Selbst die US-Geheimdienste beschreiben die Lage in Afghanistan mittlerweile als »düster«. Wie aus der »National Intelligence Estimate for Afghanistan« (NIE), einer gemeinsamen Einschätzung aller Dienste hervorgeht, wird für dieses Jahr nicht die sonst übliche Winterruhe erwartet. Regierungsquellen in Washington berichteten unter Berufung auf das Papier, daß die afghanischen Taliban ihr gewonnenes Terrain erweitern und den ausländischen Truppen sowie ihren einheimischen Kollaborateuren einen heißen Winter bereiten wollen. Bereits Anfang September hatten die ausländischen Truppen, allen voran die USA, mehr Gefallene zu verzeichnen als im gesamten Jahr 2007. Die Lage hat sich offenbar so verschlechtert, daß der Oberkommandierende in Afghanistan, US-General David McKiernan, forderte, »so schnell wie möglich« mehr Soldaten und Wirtschaftshilfe zu schicken.

Auch der britische Oberkommandierende in Afghanistan, General Mark Carleton-Smith, hatte Ende der Woche eingeräumt, daß der Krieg gegen die Taliban nicht mehr gewonnen werden könne. Und der britische Botschafter in Kabul, Sir Sherard Cowper-Coles warnte, jede weitere Verstärkung der NATO-Truppen sei kontraproduktiv. In einem vertraulichen Bericht an seine Regierung, den die Times of London am 1. Oktober auszugsweise veröffentlichte, heißt es: »Die allgemeine Lage ist schlecht, und die Sicherheitslage ist noch schlechter. Das gilt auch für die Korruption, die Regierung hat jegliches Vertrauen der Bevölkerung verloren.« Die militärische Präsenz der ­NATO sei Teil des Problems, nicht seine Lösung. Irgendwann müsse sie sich zurückziehen, was sich »sehr wahrscheinlich dramatisch gestalten« werde. Ob Cowper-Coles dabei an das britische Armeekorps dachte, das vor über 100 Jahren in Afghanistan bis zum letzten Mann aufgerieben worden war?

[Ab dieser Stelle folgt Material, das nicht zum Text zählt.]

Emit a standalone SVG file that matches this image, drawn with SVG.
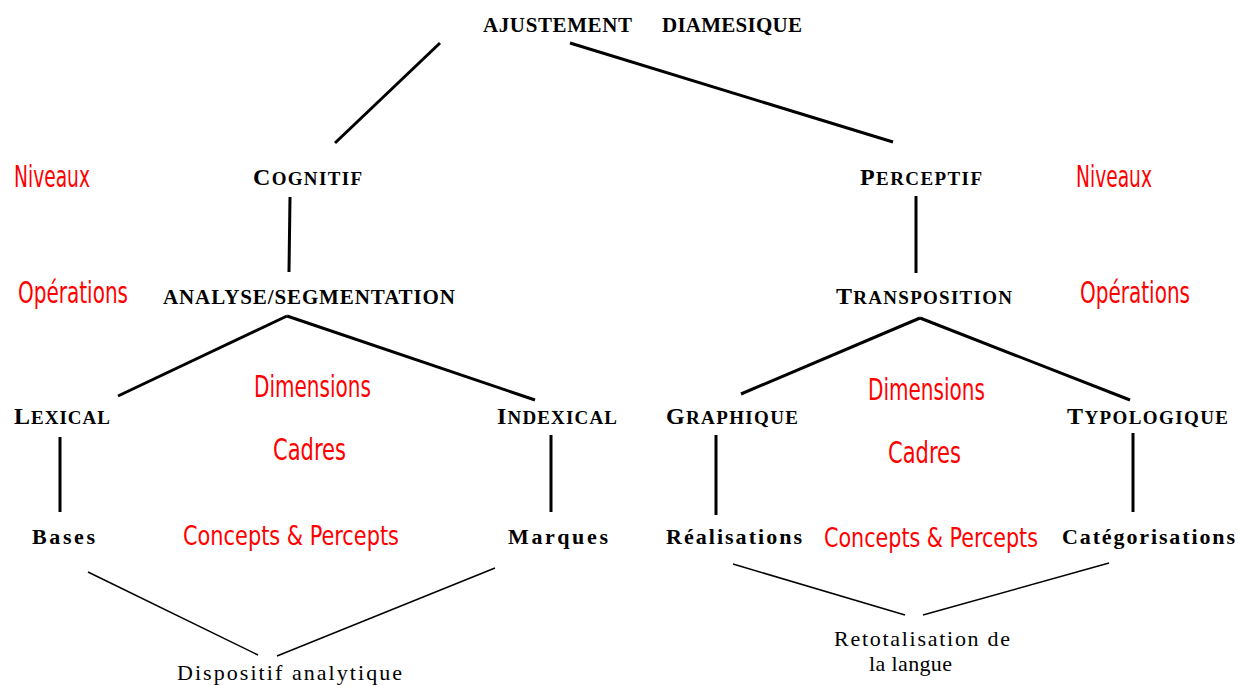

Angesichts der katastrophalen Lage ist der Begriff »Exit-Strategie« auch in Berliner Koalitionskreisen kein Tabuwort mehr. Am Wochenende forderte CSU-Landesgruppenchef Peter Ramsauer »klare Perspektiven für ein Ende der Militäraktion in Afghanistan«. Und der frühere CDU-Politiker Jürgen Todenhöfer verlangte am Montag, »die Bundeswehr und die NATO sollten sehr bald mit einem stufenweisen Abzug aus Afghanistan beginnen«.

Auch wenn die Koalition in Nibelungentreue zur USA die Truppenaufstockung durchwinkt – es scheint Bewegung in die verfahrene Lage gekommen zu sein. Laut ddp bestätigten »parlamentarische Kreise« in Berlin, es gebe ein NATO-Papier, das einen »Zeitrahmen für die Übergabe der Einsatzgewalt durch die alliierten Truppen an die afghanische Armee und die Polizei setzt«. Das Geheimdossier spreche von der »Unabdingbarkeit einer Verhandlungslösung mit den Taliban«.

Erste Kontakte scheint es jetzt schon zu geben: Laut Agenturberichten sollen Ende September in Mekka Delegationen der Taliban und der amtierenden Regierung Afganistans erste Gespräche geführt haben.